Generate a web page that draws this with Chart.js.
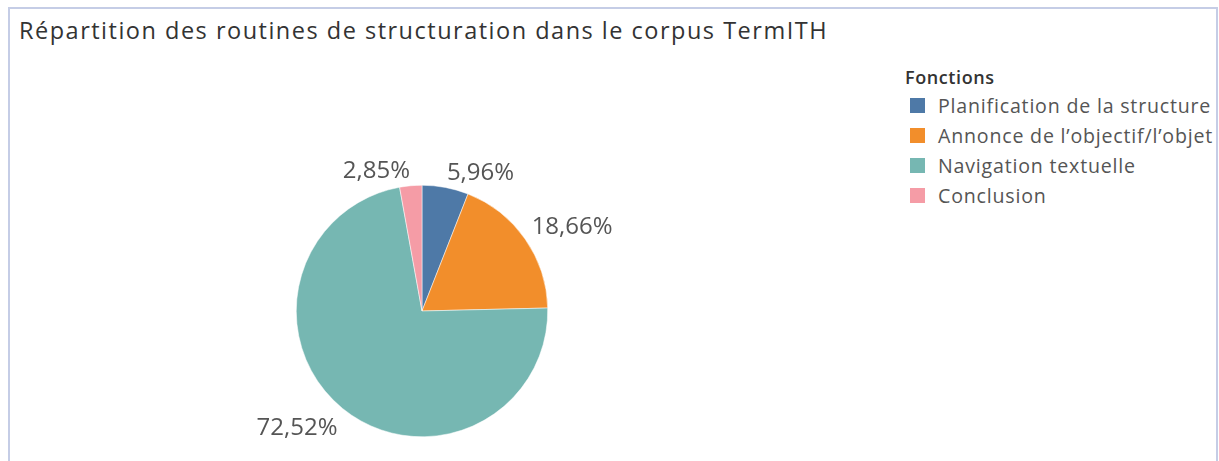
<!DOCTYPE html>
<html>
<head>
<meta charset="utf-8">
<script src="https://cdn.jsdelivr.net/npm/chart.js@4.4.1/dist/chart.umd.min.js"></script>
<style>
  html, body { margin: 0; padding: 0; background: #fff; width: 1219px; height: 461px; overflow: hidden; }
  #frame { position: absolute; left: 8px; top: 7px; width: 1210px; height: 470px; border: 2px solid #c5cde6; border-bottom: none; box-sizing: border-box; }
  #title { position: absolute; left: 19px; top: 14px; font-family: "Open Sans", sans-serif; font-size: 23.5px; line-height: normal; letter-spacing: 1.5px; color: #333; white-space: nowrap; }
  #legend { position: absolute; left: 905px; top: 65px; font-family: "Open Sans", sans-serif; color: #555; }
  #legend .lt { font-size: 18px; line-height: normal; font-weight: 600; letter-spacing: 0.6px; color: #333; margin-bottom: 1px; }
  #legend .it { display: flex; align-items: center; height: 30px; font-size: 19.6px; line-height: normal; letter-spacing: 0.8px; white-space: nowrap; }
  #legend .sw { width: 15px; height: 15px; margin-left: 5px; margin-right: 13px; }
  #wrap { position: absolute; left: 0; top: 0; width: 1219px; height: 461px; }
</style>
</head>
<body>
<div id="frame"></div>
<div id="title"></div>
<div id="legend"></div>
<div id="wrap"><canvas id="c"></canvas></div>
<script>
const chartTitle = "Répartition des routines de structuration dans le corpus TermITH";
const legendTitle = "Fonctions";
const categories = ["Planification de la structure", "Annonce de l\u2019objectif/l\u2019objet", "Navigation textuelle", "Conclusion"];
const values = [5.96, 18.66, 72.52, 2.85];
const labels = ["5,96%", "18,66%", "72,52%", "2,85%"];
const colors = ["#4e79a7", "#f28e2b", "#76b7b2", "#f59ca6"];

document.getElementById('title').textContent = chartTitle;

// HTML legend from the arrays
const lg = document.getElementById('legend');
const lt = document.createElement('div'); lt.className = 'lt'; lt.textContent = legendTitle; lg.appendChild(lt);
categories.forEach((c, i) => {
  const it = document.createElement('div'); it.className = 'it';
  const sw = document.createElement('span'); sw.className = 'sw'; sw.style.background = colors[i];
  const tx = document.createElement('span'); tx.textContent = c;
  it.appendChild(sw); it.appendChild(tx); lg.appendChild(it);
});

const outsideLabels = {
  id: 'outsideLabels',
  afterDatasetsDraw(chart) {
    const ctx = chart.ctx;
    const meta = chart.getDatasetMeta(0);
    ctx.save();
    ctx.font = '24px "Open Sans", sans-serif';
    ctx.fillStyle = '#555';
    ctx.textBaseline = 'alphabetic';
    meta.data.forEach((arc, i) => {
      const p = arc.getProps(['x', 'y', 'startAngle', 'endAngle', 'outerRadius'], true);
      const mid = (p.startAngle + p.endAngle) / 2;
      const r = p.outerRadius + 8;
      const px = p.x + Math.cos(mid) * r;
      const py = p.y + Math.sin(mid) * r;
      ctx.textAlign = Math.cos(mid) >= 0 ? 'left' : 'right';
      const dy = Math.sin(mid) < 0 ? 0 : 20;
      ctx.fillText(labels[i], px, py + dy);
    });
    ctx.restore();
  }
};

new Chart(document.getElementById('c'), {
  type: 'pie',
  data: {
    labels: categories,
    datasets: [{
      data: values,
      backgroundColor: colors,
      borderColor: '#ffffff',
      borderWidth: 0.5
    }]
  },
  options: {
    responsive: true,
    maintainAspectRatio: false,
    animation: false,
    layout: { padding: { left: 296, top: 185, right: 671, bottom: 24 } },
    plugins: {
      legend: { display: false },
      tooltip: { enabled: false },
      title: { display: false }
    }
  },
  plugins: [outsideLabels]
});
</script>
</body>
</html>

### [TASK STATEMENT]
Set the pictures aside and transcribe the data above exactly.

### [RESPONSE TO THE EXERCISE]
Generate a web page that draws this with Chart.js.
<!DOCTYPE html>
<html>
<head>
<meta charset="utf-8">
<script src="https://cdn.jsdelivr.net/npm/chart.js@4.4.1/dist/chart.umd.min.js"></script>
<style>
  html, body { margin: 0; padding: 0; background: #fff; width: 1219px; height: 461px; overflow: hidden; }
  #frame { position: absolute; left: 8px; top: 7px; width: 1210px; height: 470px; border: 2px solid #c5cde6; border-bottom: none; box-sizing: border-box; }
  #title { position: absolute; left: 19px; top: 14px; font-family: "Open Sans", sans-serif; font-size: 23.5px; line-height: normal; letter-spacing: 1.5px; color: #333; white-space: nowrap; }
  #legend { position: absolute; left: 905px; top: 65px; font-family: "Open Sans", sans-serif; color: #555; }
  #legend .lt { font-size: 18px; line-height: normal; font-weight: 600; letter-spacing: 0.6px; color: #333; margin-bottom: 1px; }
  #legend .it { display: flex; align-items: center; height: 30px; font-size: 19.6px; line-height: normal; letter-spacing: 0.8px; white-space: nowrap; }
  #legend .sw { width: 15px; height: 15px; margin-left: 5px; margin-right: 13px; }
  #wrap { position: absolute; left: 0; top: 0; width: 1219px; height: 461px; }
</style>
</head>
<body>
<div id="frame"></div>
<div id="title"></div>
<div id="legend"></div>
<div id="wrap"><canvas id="c"></canvas></div>
<script>
const chartTitle = "Répartition des routines de structuration dans le corpus TermITH";
const legendTitle = "Fonctions";
const categories = ["Planification de la structure", "Annonce de l\u2019objectif/l\u2019objet", "Navigation textuelle", "Conclusion"];
const values = [5.96, 18.66, 72.52, 2.85];
const labels = ["5,96%", "18,66%", "72,52%", "2,85%"];
const colors = ["#4e79a7", "#f28e2b", "#76b7b2", "#f59ca6"];

document.getElementById('title').textContent = chartTitle;

// HTML legend from the arrays
const lg = document.getElementById('legend');
const lt = document.createElement('div'); lt.className = 'lt'; lt.textContent = legendTitle; lg.appendChild(lt);
categories.forEach((c, i) => {
  const it = document.createElement('div'); it.className = 'it';
  const sw = document.createElement('span'); sw.className = 'sw'; sw.style.background = colors[i];
  const tx = document.createElement('span'); tx.textContent = c;
  it.appendChild(sw); it.appendChild(tx); lg.appendChild(it);
});

const outsideLabels = {
  id: 'outsideLabels',
  afterDatasetsDraw(chart) {
    const ctx = chart.ctx;
    const meta = chart.getDatasetMeta(0);
    ctx.save();
    ctx.font = '24px "Open Sans", sans-serif';
    ctx.fillStyle = '#555';
    ctx.textBaseline = 'alphabetic';
    meta.data.forEach((arc, i) => {
      const p = arc.getProps(['x', 'y', 'startAngle', 'endAngle', 'outerRadius'], true);
      const mid = (p.startAngle + p.endAngle) / 2;
      const r = p.outerRadius + 8;
      const px = p.x + Math.cos(mid) * r;
      const py = p.y + Math.sin(mid) * r;
      ctx.textAlign = Math.cos(mid) >= 0 ? 'left' : 'right';
      const dy = Math.sin(mid) < 0 ? 0 : 20;
      ctx.fillText(labels[i], px, py + dy);
    });
    ctx.restore();
  }
};

new Chart(document.getElementById('c'), {
  type: 'pie',
  data: {
    labels: categories,
    datasets: [{
      data: values,
      backgroundColor: colors,
      borderColor: '#ffffff',
      borderWidth: 0.5
    }]
  },
  options: {
    responsive: true,
    maintainAspectRatio: false,
    animation: false,
    layout: { padding: { left: 296, top: 185, right: 671, bottom: 24 } },
    plugins: {
      legend: { display: false },
      tooltip: { enabled: false },
      title: { display: false }
    }
  },
  plugins: [outsideLabels]
});
</script>
</body>
</html>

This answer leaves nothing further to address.